COPD and Portable Oxygen Therapy
Air Travel With Oxygen
You must make arrangements ahead of time when flying. When you make your reservation, ask the airline about its policies on portable oxygen.
- Before your trip, you need to get the airline’s permission to use oxygen. Most U.S. airlines require at least a 48-hour notice, but others need longer. Always check with your airline well before your travel date. Foreign airlines may have different requirements.
- Find out which POCs are approved by the Federal Aviation Administration (FAA). You can’t bring your POC on the plane unless your airline approves it.
- If you don’t have an FAA-approved POC, ask if you can rent one.
- Try to get a nonstop or direct flight to prevent worries about layovers or missing a connecting flight.
- Some airlines may provide oxygen for a fee.
- Ask your insurance company whether you need supplementary coverage for traveling with oxygen.
- Get a prescription for supplemental oxygen from your physician, and keep this with you -- always. This prescription should state your medical condition and your need for in-flight oxygen and also give specifics on how long oxygen should be used and on the oxygen flow rate.

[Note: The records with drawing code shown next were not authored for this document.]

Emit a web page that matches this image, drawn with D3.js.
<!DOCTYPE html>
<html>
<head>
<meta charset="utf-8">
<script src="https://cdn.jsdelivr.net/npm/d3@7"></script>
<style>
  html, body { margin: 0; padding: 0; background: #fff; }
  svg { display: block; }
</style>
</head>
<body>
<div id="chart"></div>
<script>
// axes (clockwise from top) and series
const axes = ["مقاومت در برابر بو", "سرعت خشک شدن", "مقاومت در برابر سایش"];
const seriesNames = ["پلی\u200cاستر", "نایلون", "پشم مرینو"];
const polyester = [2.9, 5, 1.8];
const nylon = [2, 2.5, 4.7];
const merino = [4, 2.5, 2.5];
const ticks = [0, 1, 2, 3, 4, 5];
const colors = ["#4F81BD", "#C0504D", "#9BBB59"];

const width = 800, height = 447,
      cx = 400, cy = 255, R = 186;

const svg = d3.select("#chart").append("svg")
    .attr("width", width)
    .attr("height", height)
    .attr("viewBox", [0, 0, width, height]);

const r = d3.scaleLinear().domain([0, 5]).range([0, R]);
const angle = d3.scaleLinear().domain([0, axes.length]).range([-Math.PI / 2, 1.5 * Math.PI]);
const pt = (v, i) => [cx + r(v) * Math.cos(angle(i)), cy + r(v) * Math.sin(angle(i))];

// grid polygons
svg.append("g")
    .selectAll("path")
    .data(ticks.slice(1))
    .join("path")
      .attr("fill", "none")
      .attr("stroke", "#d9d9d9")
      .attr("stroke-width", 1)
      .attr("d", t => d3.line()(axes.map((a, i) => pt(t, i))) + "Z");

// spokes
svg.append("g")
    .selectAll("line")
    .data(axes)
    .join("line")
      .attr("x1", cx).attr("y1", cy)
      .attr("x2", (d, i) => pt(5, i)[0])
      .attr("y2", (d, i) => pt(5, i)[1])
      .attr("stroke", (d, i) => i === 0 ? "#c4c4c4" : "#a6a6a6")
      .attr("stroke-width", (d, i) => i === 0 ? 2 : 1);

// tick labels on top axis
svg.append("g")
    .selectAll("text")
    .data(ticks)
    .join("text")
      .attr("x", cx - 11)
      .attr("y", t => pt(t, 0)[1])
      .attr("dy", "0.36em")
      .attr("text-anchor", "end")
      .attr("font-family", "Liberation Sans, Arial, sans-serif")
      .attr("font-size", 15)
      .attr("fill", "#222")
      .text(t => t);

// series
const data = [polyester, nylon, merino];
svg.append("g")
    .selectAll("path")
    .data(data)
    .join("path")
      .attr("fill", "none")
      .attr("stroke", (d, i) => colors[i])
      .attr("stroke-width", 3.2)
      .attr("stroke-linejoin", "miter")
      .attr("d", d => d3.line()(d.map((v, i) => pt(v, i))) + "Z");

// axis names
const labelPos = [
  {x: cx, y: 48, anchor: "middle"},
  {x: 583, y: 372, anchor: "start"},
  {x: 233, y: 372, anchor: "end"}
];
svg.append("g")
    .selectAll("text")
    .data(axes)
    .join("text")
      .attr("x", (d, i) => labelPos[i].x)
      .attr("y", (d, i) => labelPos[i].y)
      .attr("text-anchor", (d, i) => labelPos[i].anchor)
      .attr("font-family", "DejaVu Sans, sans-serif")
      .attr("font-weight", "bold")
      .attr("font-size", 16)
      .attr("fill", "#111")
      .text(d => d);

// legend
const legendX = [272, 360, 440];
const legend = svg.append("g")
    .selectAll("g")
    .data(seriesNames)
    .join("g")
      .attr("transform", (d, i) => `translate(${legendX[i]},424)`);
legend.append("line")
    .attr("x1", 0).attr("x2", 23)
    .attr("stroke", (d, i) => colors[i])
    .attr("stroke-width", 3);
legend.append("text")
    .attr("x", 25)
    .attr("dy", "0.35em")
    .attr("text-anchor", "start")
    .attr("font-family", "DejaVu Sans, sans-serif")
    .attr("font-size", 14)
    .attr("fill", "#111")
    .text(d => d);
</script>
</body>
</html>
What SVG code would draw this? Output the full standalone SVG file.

- The airlines may have their own forms for your doctor to fill out, so be sure to get these back from your doctor in plenty of time.
- You might need an increase in the oxygen flow rate during air travel; your doctor will know. Be sure to talk to the doctor about this so you have no discomfort breathing during the flight.
- The airlines may require you to bring ample batteries to power your POC. Most airlines require that your batteries last 50% longer (or 3 hours longer, in the case of some airlines) than the total time of your trip -- from the time you leave your home until you get to your final destination.
- Some airlines may allow empty tanks to be stowed, but filled ones are not allowed aboard.